2015年の映画独断ベスト10・洋画
- 2015.12.31 Thursday
- 19:31
2015年の映画独断ベスト10・洋画篇です。あくまでも、私がことし劇場で見た作品の中から選んでいます。もっと素晴らしい作品をたくさん見逃していると思いますが、ご了承ください。
1位「マッドマックス 怒りのデス・ロード」
30年ぶりに公開された「マッドマックス」シリーズの第4作。ほとんどCGを使わずに制作されています。私はIMAX3Dで観ました。凄まじい迫力です。一生ものの経験ができました。頭蓋骨のオブジェなど細部にまで徹底的にこだわり抜いたアート性、想像をはるかに超えるド派手なカーアクション、妥協のないバイオレンスの連続、絶望的な状況の中での濃厚な人間ドラマ。さまざまな驚きが詰まっています。
2位「さよなら、人類」
スウェーデンのロイ・アンダーソン監督が4年の歳月をかけて完成させました。計算され尽くした絵画のような39シーンで構成しています。冒頭に博物館のシーンがありますが、この作品全体が注意深く切り取られた人間の歴史博物館です。人類の現在、人類の過去、人類の未来。いつでも人類は愚かで滑稽です。それを優しく傍観する監督のまなざしを感じました。その距離感は絶妙で、冷酷のようでもあります。
3位「ザ・ヴァンパイア 残酷な牙を持つ少女」
アナ・リリ・アミリプール監督の長編デビュー作です。モノクロ映画。「歴史上はじめてのイラン風モノクロ吸血鬼ウェスタン」と言われています。確かに新しい吸血鬼像をつくりあげました。映像にも音楽にも、強烈な作家性を感じます。冒頭に出てくる青年アラシュは、ジェームズ・ディーンを思わせます。ジム・ジャームッシュ監督のような、みずみずしい映像表現。イランが舞台なのですが、アメリカ風でもあります。
4位「人生スイッチ」
ペドロ・アルモドバルが製作、ダミアン・ジフロンが監督しました。6作品のオムニバスです。想像を超えた展開の連続で、恐怖のあまり、笑ってしまいます。観ている間、心の中で何度も「えーっ」と叫んでしまいました。周りでは、笑いの渦が起こっていました。ブラック・コメディ・ショートを堪能できます。若きアルモドバル監督のブラック・コメディを思い出しました。
5位「おみおくりの作法」
ウベルト・パゾリーニが監督・脚本・製作を務めています。ロンドンで民生委員をしている主人公ジョン・メイを、エディ・マーサンが見事に演じています。寡黙な、たたずまいが素晴らしいです。メイの仕事は、孤独死した人の、身寄りを探し、葬儀の手配をし、埋葬まで見届けること。彼自身も独身で孤独な人生を送っています。彼は交通事故で死にます。そして誰にも見送られずに埋葬されます。しかし、最後に心温まる場面が訪れます。

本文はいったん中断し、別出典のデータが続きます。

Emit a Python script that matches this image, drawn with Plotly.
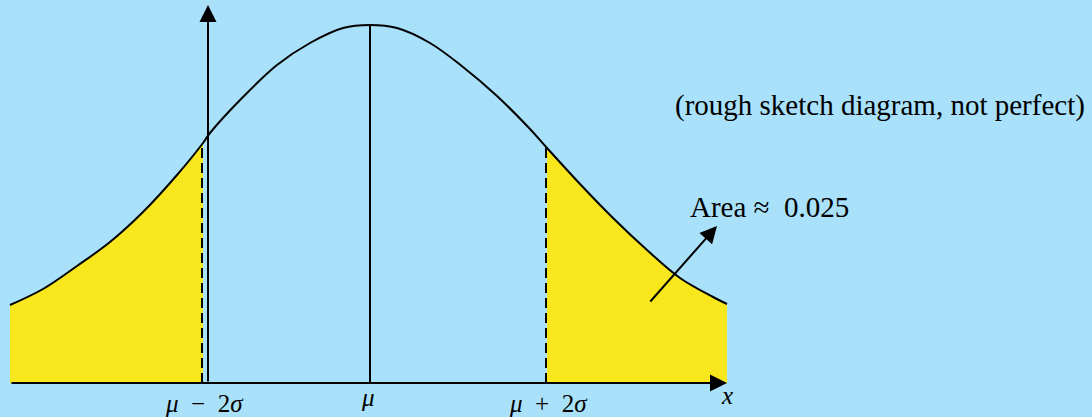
import plotly.graph_objects as go

# Bell curve (x position, height above the x axis)
curve_x = [10, 43, 77, 110, 143, 177, 203, 210, 243, 277, 310, 343, 370, 397, 430, 463, 497, 530, 547, 580, 613, 647, 680, 713, 727]
curve_h = [78, 94, 117, 141, 171, 208, 240, 250, 286, 318, 340, 355, 358, 355, 340, 316, 287, 254, 235, 199, 165, 133, 105, 86, 79]

mu_x = 370
cut_left = 203
cut_right = 547
axis_left = 10
axis_right = 727
yaxis_x = 208
yaxis_top = 378

tick_labels = ["<i>μ</i>\u2002−\u20022<i>σ</i>", "<i>μ</i>", "<i>μ</i>\u2002+\u20022<i>σ</i>"]
tick_pos = [204, 368, 548]
tick_y = [-20, -14, -20]

note_text = "(rough sketch diagram, not perfect)"
area_text = "Area ≈  0.025"

BG = "#a9e0fa"
YEL = "#f8e71c"
FONT = "Liberation Serif"

h_at = dict(zip(curve_x, curve_h))
left_x = [x for x in curve_x if x <= cut_left]
left_h = [h_at[x] for x in left_x]
right_x = [x for x in curve_x if x >= cut_right]
right_h = [h_at[x] for x in right_x]

fig = go.Figure()
for tx, th in [(left_x, left_h), (right_x, right_h)]:
    fig.add_trace(go.Scatter(x=tx, y=th, mode="lines", line=dict(color=YEL, width=0, shape="spline"),
                             fill="tozeroy", fillcolor=YEL, hoverinfo="skip"))

fig.add_trace(go.Scatter(x=curve_x, y=curve_h, mode="lines",
                         line=dict(color="black", width=2, shape="spline"), hoverinfo="skip"))

for cx, ch in [(cut_left - 1, h_at[cut_left]), (cut_right - 1, h_at[cut_right])]:
    fig.add_trace(go.Scatter(x=[cx, cx], y=[0, ch], mode="lines",
                             line=dict(color="black", width=2, dash="10px,5px"), hoverinfo="skip"))

fig.add_trace(go.Scatter(x=[mu_x, mu_x], y=[0, h_at[mu_x]], mode="lines",
                         line=dict(color="black", width=2), hoverinfo="skip"))

ann = []
ann.append(dict(x=yaxis_x, y=yaxis_top, ax=yaxis_x, ay=0, axref="x", ayref="y", xref="x", yref="y",
                showarrow=True, arrowhead=2, arrowsize=1.7, arrowwidth=2, arrowcolor="black", text=""))
ann.append(dict(x=axis_right, y=0, ax=axis_left, ay=0, axref="x", ayref="y", xref="x", yref="y",
                showarrow=True, arrowhead=2, arrowsize=1.7, arrowwidth=2, arrowcolor="black", text=""))
ann.append(dict(x=717, y=157, ax=649, ay=80, axref="x", ayref="y", xref="x", yref="y",
                showarrow=True, arrowhead=2, arrowsize=1.7, arrowwidth=2, arrowcolor="black", text=""))

for t, p, ty in zip(tick_labels, tick_pos, tick_y):
    ann.append(dict(x=p, y=ty, text=t, showarrow=False, xref="x", yref="y",
                    font=dict(family=FONT, size=25, color="black")))
ann.append(dict(x=727, y=-12, text="<i>x</i>", showarrow=False, xref="x", yref="y",
                font=dict(family=FONT, size=25, color="black")))
ann.append(dict(x=673, y=383 - 105, text=note_text, showarrow=False, xref="x", yref="y", xanchor="left",
                font=dict(family=FONT, size=29, color="black")))
ann.append(dict(x=688, y=383 - 207, text=area_text, showarrow=False, xref="x", yref="y", xanchor="left",
                font=dict(family=FONT, size=29, color="black")))

fig.update_layout(
    width=1092, height=417, autosize=False,
    margin=dict(l=0, r=0, t=0, b=0),
    paper_bgcolor=BG, plot_bgcolor=BG,
    showlegend=False,
    xaxis=dict(range=[0, 1092], visible=False, fixedrange=True),
    yaxis=dict(range=[-34, 383], visible=False, fixedrange=True),
    annotations=ann,
)

fig.write_html("out.html", config={"displayModeBar": False},
               post_script="document.body.style.margin='0px';document.body.style.background='" + BG + "';")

5位「イミテーション・ゲーム エニグマと天才数学者の秘密」
いろいろな意味で、打ちのめされました。第2次世界大戦で、ドイツ軍の暗号機エニグマによる暗号を解読し、連合国軍に勝利をもたらしたイギリスの天才数学者アラン・チューリングの人生を描いています。実話に基づく映画というのが信じられないほど、ドラマチックな展開です。人間存在の裏側や歴史の裏側にも踏み込む重層的な物語になっています。